See the full framework →How to have the disqualification conversation
Nobody teaches this. Qualification frameworks tell you how to assess a lead; they rarely address what to do when the assessment produces the answer nobody wants. The skill is to move a deal from pipeline to not-yet-qualified without burning the relationship — and without the prospect feeling judged or dismissed.
The conversation isn’t “I’m disqualifying you.” It is “Based on what we’ve discussed, I don’t think the timing is right. Here’s what would need to be true for this to make sense, and when that’s true, I’d like to talk again.”
That framing does several things at once. It positions you as someone who understands their situation well enough to know when the fit isn’t there yet. It sets up a clear re-engagement trigger. And it leaves the prospect with the impression that you’re protecting their time, not just abandoning the deal. A well-executed disqualification often produces a stronger relationship than a poorly managed close attempt.
The mechanics matter. Do it on a call, not in an email. State specifically what would need to change. Agree on a re-engagement date or trigger. Log the call and the agreed conditions in the CRM. Prospects who re-enter the pipeline with a known trigger and confirmed timing are frequently among the highest-converting leads an organisation sees.
ICP reality check
How often do your actual closed-won deals match your stated Ideal Customer Profile? This is a straightforward question that most organisations have never actually answered.
Pull the last 20 closed-won deals. Map each one against your ICP criteria: company size, sector, persona, geography, revenue range, tech stack, whatever your ICP specifies. Count the matches. For most organisations, the match rate is partial at best. If your ICP says “mid-market SaaS, 200–500 employees, VP Sales persona” and half your closed deals are enterprise companies with a CRO as the buyer, you are prospecting to the wrong profile.
An ICP derived from aspirational marketing positioning is a wish list. An ICP derived from closed-won data is a qualification tool. The pipeline filling from the wrong ICP is not a qualification problem — it’s an upstream problem that makes qualification harder than it needs to be. Fix the ICP first. The pipeline quality follows.
Opportunity creation criteria
What should be true before a lead becomes an opportunity in the CRM? This is the gate that keeps the pipeline honest.
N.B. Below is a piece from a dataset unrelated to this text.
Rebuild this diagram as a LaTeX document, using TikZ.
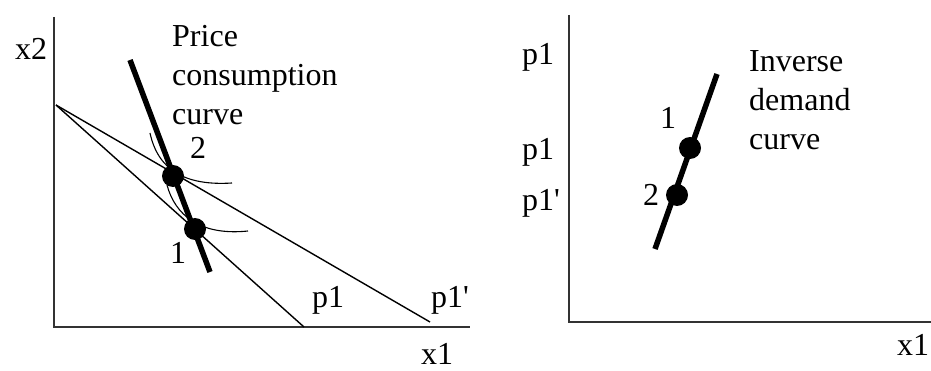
\documentclass[tikz,border=0pt]{standalone}
\usepackage{fontspec}
\setmainfont{Liberation Serif}
\begin{document}
\begin{tikzpicture}[x=1pt,y=-1pt,
  lbl/.style={font=\fontsize{32}{39}\selectfont, inner sep=0pt},
  axis/.style={line width=2pt, draw=black!80},
  budget/.style={line width=1.4pt},
  thick curve/.style={line width=5.5pt},
  dotnode/.style={circle, fill=black, inner sep=0pt, minimum size=22pt},
  indiff/.style={line width=1.1pt}]
\useasboundingbox (0,0) rectangle (931,371);
% left panel axes
\coordinate (LO) at (54,327);
\coordinate (LY) at (54,17);
\coordinate (LX) at (470,327);
\draw[axis] (LY) -- (LO) -- (LX);
% budget lines
\coordinate (B0) at (56,105);
\coordinate (B1) at (304,327);
\coordinate (B2) at (430,322);
\draw[budget] (B0) -- (B1);
\draw[budget] (B0) -- (B2);
% indifference curves
\draw[indiff] (150,133) .. controls (158,170) and (185,186) .. (232,183);
\draw[indiff] (167,185) .. controls (175,215) and (200,236) .. (248,231);
% price consumption curve
\coordinate (P0) at (130,60);
\coordinate (P1) at (210,272);
\draw[thick curve] (P0) -- (P1);
\node[dotnode] (d2) at (173,176) {};
\node[dotnode] (d1) at (195,229) {};
% labels
\node[lbl] (x2) at (31,49) {x2};
\node[lbl, anchor=west, align=left] (pcc) at (172,75) {Price\\consumption\\curve};
\node[lbl] (l2) at (198,148) {2};
\node[lbl] (l1) at (178,253) {1};
\node[lbl] (lp1) at (328,300) {p1};
\node[lbl] (lp1p) at (450,300) {p1\textquotesingle};
\node[lbl] (lx1) at (437,354) {x1};
% right panel axes
\coordinate (RO) at (569,322);
\coordinate (RY) at (569,15);
\coordinate (RX) at (931,322);
\draw[axis] (RY) -- (RO) -- (RX);
\coordinate (D0) at (655,249);
\coordinate (D1) at (717,74);
\draw[thick curve] (D0) -- (D1);
\node[dotnode] (r1) at (690,148) {};
\node[dotnode] (r2) at (677,195) {};
\node[lbl] (rp1a) at (538,57) {p1};
\node[lbl] (rp1b) at (538,152) {p1};
\node[lbl] (rp1c) at (541,203) {p1\textquotesingle};
\node[lbl] (r1l) at (668,118) {1};
\node[lbl] (r2l) at (651,195) {2};
\node[lbl, anchor=west, align=left] (idc) at (749,100) {Inverse\\demand\\curve};
\node[lbl] (rx1) at (913,345) {x1};
\end{tikzpicture}
\end{document}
Without it, anything that has had a conversation becomes an opportunity, and the pipeline number reflects conversations rather than purchasing intent.
The minimum criteria: a specific problem confirmed by the prospect in their own words; a confirmed budget range or explicit budget conversation; the name of the decision-maker and their confirmed involvement in the process; and a realistic timeline with a business driver behind it.
These are not bureaucratic requirements. They are quality controls. A CRM in which every field is required before an opportunity can be created will be gamed — people will type plausible-sounding answers to get past the gate. The point is not the fields; it is the discipline of having the conversations required to fill them accurately. When those conversations happen before an opportunity is created, the pipeline reflects reality. When they don’t, the pipeline is a wish list with a close date attached.